The course provides a rigorous treatment of the basic paradigms and principles of modern cryptography. It puts an emphasis on formal definitions of security, precise assumptions, and rigorous proofs of security in well-defined models.

Concretely, the course deals with the formal and rigorous treatment of the following concepts and primitives:
  • Private-Key Encryption:
  • Definition of secure encryption and the concept of provable security
  • Pseudorandom number generators
  • Constructing secure encryption schemes based on pseudorandomness
  • Security under Chosen-Plaintext Attacks (CPA)
  • Pseudorandom functions and the construction of CPA-secure encryption
  • Pseudorandom permutations and block ciphers
  • Security against Chosen-Ciphertext Attacks (CCA)

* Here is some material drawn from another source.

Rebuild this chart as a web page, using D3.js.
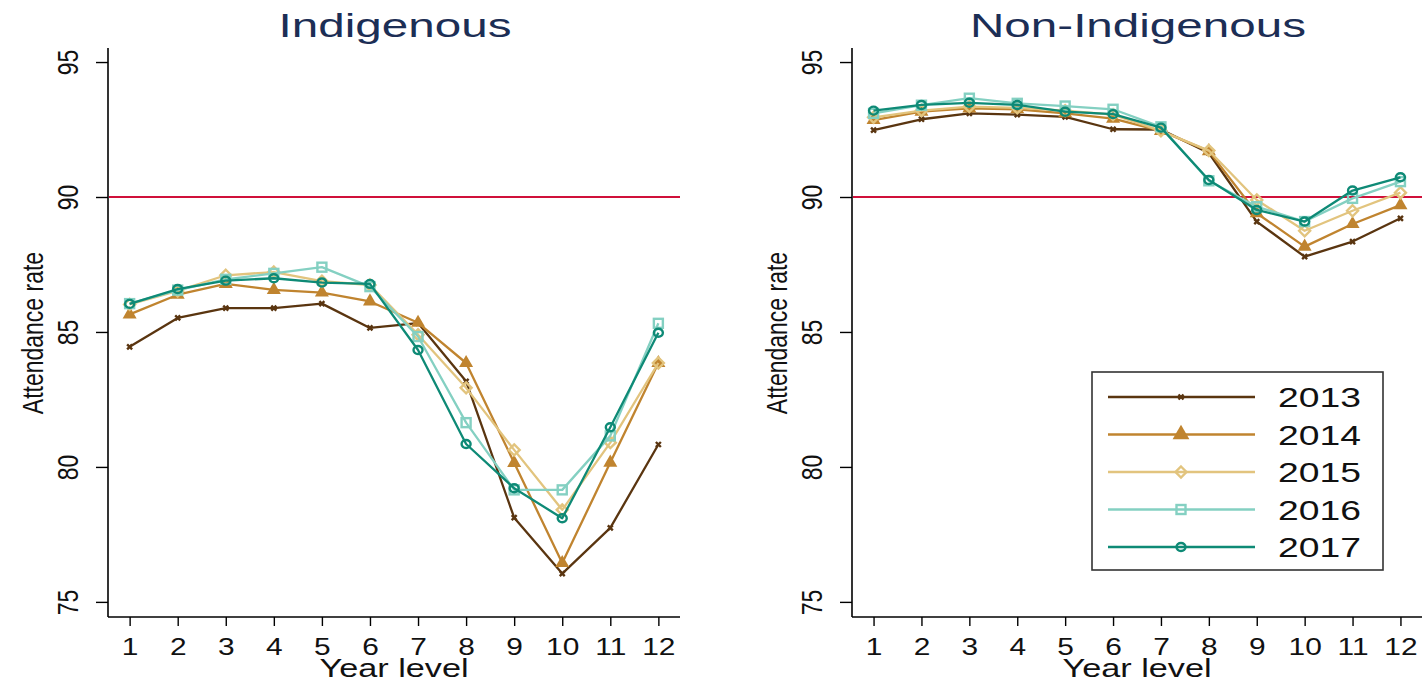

  • Message Authentication Codes (MACs) and hash functions
  • Cryptographic assumptions
  • Key management
  • Public-key cryptography
  • Recap on RSA
  • Attacks on RSA and mitigations
  • The KEM/DEM paradigm
  • Homomorphic Encryption (particularly Paillier)
  • Secret Sharing and Threshold Encryption
  • Advanced topics (varying per semester), e.g.:
  • Secure Multiparty Computation
  • Post-Quantum Cryptography
  • Zero-Knowledge Proofs
  • Fully Homomorphic Encryption

While some of the above topics are typically covered on a very high level in an introductory course on IT security, it should be stressed that this course on cryptography differs substantially by a much more in-depth treatment of the topics with a focus on formal definitions, precise assumptions, and rigorous proofs.